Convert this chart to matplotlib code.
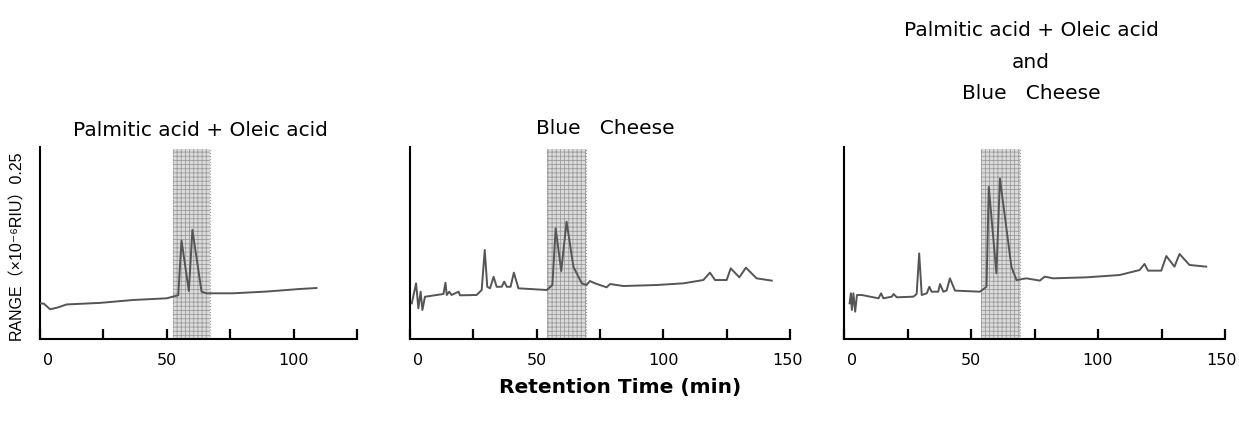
import matplotlib
matplotlib.use("Agg")
import matplotlib.pyplot as plt
import matplotlib.transforms as mtransforms

plt.rcParams["font.family"] = ["DejaVu Sans"]
plt.rcParams["hatch.linewidth"] = 0.6

# retention time (min) / detector response for each run
std_time = [0, 1.5, 4, 7, 10.5, 23.6, 36.7, 50, 54.5, 55.8, 58.7, 60.1, 63.7,
            65.6, 76, 89, 102, 109]
std_resp = [0.0465, 0.046, 0.0387, 0.041, 0.045, 0.047, 0.0508, 0.053, 0.057,
            0.128, 0.0625, 0.142, 0.0617, 0.0595, 0.0595, 0.0617, 0.065, 0.0664]

cheese_time = [0.7, 2.4, 3.3, 4.2, 4.9, 5.9, 10.5, 13.2, 14, 14.5, 15.5, 16.4,
               19.2, 19.7, 26.3, 28.3, 29.5, 30.5, 31.6, 33, 34.2, 36.2, 37.2,
               38.2, 39.7, 41, 42.8, 54, 56.2, 57.5, 59.7, 61.8, 64.5, 67.8,
               69.7, 71, 73, 77.6, 79, 84.2, 97.4, 108, 115.8, 118.4, 120.4,
               125, 126.6, 130, 132.6, 136.8, 142.8]
cheese_resp = [0.0464, 0.0725, 0.040, 0.0616, 0.0378, 0.055, 0.0573, 0.0586,
               0.0733, 0.0573, 0.0616, 0.0573, 0.0616, 0.0569, 0.0573, 0.0638,
               0.1159, 0.068, 0.066, 0.081, 0.068, 0.068, 0.0747, 0.068, 0.068,
               0.0864, 0.066, 0.0638, 0.0703, 0.144, 0.0885, 0.1528, 0.094,
               0.0725, 0.0703, 0.0755, 0.0725, 0.0673, 0.0716, 0.069, 0.0703,
               0.0725, 0.0768, 0.0864, 0.0768, 0.0768, 0.092, 0.0803, 0.0929,
               0.079, 0.076]

mix_time = [2.2, 2.7, 3.1, 3.7, 4.4, 5.1, 7, 10.3, 13.6, 14.6, 15.5, 18.8, 19.5,
            20.8, 27.3, 28.6, 29.6, 30.6, 32.6, 33.6, 34.5, 37.1, 37.8, 39.1,
            40.4, 41.7, 43.7, 53.5, 56.1, 57, 60, 61.4, 65.9, 67.9, 71.8, 77.1,
            79, 82.3, 95.4, 108.5, 116.4, 118.3, 119.7, 124.9, 126.9, 130.1,
            132.1, 136, 142.6]
mix_resp = [0.0464, 0.0595, 0.0378, 0.0595, 0.0356, 0.0573, 0.0573, 0.0551,
            0.053, 0.0595, 0.053, 0.0551, 0.0586, 0.0543, 0.0551, 0.0586,
            0.1115, 0.0573, 0.0595, 0.068, 0.0616, 0.0616, 0.0716, 0.0616,
            0.063, 0.079, 0.063, 0.0616, 0.068, 0.198, 0.0855, 0.209, 0.094,
            0.0768, 0.079, 0.076, 0.0812, 0.079, 0.0803, 0.0833, 0.0898,
            0.0977, 0.089, 0.089, 0.108, 0.0942, 0.1107, 0.0964, 0.0942]

# fatty acid elution window
bands = [(52.5, 67.0), (54.2, 69.5), (54.0, 69.2)]
xmax = [125, 150, 150]
tick_labels = {0: "0", 50: "50", 100: "100", 150: "150"}

W, H = 1239, 430
fig = plt.figure(figsize=(W / 100, H / 100), dpi=100)

boxes = [(40, 357), (410, 790), (844, 1225)]
runs = [(std_time, std_resp), (cheese_time, cheese_resp), (mix_time, mix_resp)]
line_color = "#555555"
nudge = mtransforms.ScaledTranslation(8 / 100, 0, fig.dpi_scale_trans)

for (x0, x1), (t, r), (b0, b1), xm in zip(boxes, runs, bands, xmax):
    ax = fig.add_axes([x0 / W, 1 - 339 / H, (x1 - x0) / W, (339 - 147) / H])
    ax.axvspan(b0, b1, ymin=0, ymax=0.99, facecolor="#dcdcdc",
               edgecolor="#9c9c9c", hatch="++++", linewidth=0, zorder=1)
    for bx in (b0, b1):
        ax.axvline(bx, ymax=0.99, color="#999999", lw=0.8, ls=":", zorder=1)
    ax.plot(t, r, color=line_color, lw=1.4, zorder=3)
    ax.set_xlim(0, xm)
    ax.set_ylim(0, 0.25)
    ticks = list(range(0, xm + 1, 25))
    ax.set_xticks(ticks)
    ax.set_xticklabels([tick_labels.get(v, "") for v in ticks])
    ax.set_yticks([])
    ax.tick_params(axis="x", direction="in", length=7, width=1.6,
                   labelsize=11.5, pad=10)
    # the zero label sits a little right of the axis corner
    zero = ax.get_xticklabels()[0]
    zero.set_transform(zero.get_transform() + nudge)
    last = ax.get_xticklabels()[-1]
    last.set_transform(last.get_transform() + mtransforms.ScaledTranslation(
        -3 / 100, 0, fig.dpi_scale_trans))
    ax.spines["top"].set_visible(False)
    ax.spines["right"].set_visible(False)
    for s in ("left", "bottom"):
        ax.spines[s].set_linewidth(1.5)
    ax.patch.set_alpha(0)

fig.text(200 / W, 1 - 130 / H, "Palmitic acid + Oleic acid", fontsize=14.5,
         ha="center", va="center")
fig.text(605 / W, 1 - 128 / H, "Blue   Cheese", fontsize=14.5,
         ha="center", va="center")
fig.text(1031 / W, 1 - 62 / H, "Palmitic acid + Oleic acid\nand\nBlue   Cheese",
         fontsize=14.5, ha="center", va="center", linespacing=1.85)
fig.text(620 / W, 1 - 388 / H, "Retention Time (min)", fontsize=14.5,
         fontweight="bold", ha="center", va="center")
fig.text(17 / W, 1 - 245 / H, "RANGE（×10⁻⁶RIU）0.25", fontsize=11.5,
         rotation=90, ha="center", va="center",
         family=["Liberation Sans", "Noto Sans CJK JP", "DejaVu Sans"])

fig.savefig("out.png", dpi=100)
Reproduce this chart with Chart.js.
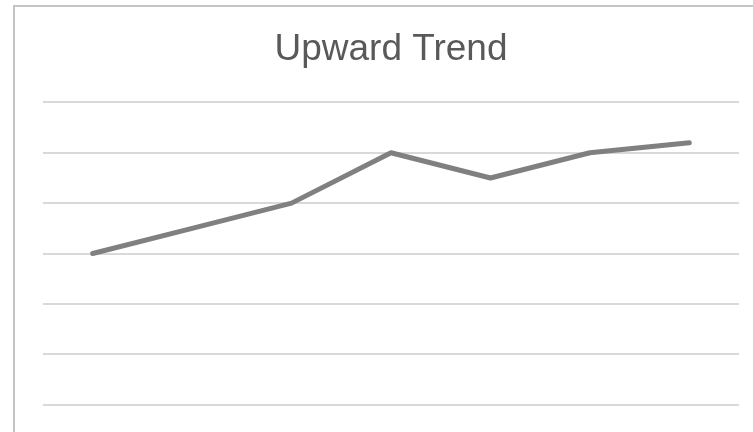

INSTRUCTIONS FOR THE TASK ▸ Every line in the data above that contains "matplotlib" needs to be copied.

ANSWER ▸
Convert this chart to matplotlib code.
import matplotlib
matplotlib.use("Agg")
import matplotlib.pyplot as plt
import matplotlib.transforms as mtransforms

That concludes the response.